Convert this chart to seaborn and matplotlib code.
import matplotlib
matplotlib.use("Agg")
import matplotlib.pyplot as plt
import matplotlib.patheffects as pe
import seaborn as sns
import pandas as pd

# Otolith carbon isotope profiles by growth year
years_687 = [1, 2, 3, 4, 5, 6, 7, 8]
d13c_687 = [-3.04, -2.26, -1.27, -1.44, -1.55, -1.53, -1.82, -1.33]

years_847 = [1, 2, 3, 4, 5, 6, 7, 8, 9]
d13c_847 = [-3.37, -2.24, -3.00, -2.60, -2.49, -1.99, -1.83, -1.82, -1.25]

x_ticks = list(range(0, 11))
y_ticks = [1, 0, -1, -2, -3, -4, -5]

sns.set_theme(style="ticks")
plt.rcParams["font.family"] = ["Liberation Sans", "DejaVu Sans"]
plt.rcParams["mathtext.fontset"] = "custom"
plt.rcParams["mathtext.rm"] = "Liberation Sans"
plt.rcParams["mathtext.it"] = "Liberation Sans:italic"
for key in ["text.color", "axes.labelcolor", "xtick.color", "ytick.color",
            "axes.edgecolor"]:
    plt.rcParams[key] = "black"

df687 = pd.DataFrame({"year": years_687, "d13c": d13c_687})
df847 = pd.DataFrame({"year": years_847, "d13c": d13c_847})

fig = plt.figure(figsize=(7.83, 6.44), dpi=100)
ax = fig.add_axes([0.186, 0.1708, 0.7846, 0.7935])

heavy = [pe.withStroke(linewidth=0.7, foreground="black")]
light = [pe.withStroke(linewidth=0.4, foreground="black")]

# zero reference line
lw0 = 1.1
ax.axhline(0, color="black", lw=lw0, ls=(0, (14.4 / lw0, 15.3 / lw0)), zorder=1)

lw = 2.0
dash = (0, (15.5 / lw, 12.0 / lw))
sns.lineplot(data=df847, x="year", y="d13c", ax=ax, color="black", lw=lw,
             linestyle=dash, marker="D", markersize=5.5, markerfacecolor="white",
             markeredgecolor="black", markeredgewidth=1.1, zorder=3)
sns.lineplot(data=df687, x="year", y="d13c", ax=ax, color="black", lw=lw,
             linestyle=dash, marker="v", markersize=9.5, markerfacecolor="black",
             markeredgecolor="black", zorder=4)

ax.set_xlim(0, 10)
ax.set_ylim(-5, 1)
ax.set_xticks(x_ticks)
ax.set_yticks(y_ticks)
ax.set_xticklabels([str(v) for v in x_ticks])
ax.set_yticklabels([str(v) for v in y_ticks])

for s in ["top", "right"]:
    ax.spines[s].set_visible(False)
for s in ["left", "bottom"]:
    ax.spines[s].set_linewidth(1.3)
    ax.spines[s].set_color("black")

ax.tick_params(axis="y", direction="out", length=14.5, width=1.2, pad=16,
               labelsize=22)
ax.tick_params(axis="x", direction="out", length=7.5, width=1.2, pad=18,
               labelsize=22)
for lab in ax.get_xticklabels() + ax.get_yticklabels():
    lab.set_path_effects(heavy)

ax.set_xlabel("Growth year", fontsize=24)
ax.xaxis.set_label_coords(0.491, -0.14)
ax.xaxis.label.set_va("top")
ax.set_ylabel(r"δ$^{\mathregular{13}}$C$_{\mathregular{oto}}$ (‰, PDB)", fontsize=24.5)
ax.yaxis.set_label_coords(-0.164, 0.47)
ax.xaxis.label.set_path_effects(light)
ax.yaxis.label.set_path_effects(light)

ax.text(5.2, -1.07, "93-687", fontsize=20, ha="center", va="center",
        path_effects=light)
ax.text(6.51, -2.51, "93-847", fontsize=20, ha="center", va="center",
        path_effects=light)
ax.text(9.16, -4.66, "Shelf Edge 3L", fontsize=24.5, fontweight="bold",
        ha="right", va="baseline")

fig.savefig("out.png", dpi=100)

- - - -

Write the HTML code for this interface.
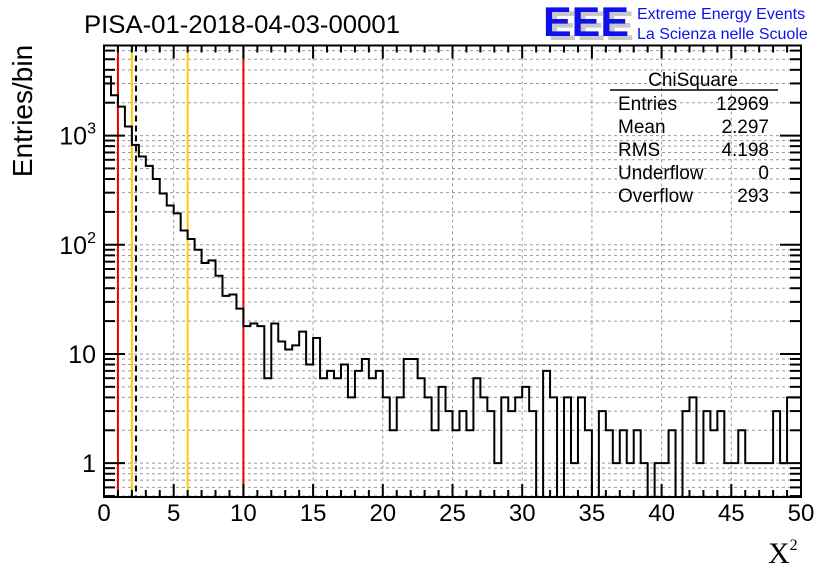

- - - -

→ **Task objective**
Search the lines for the string "this" and copy every line that has it.

→ **Written solution**
Convert this chart to seaborn and matplotlib code.
Write the HTML code for this interface.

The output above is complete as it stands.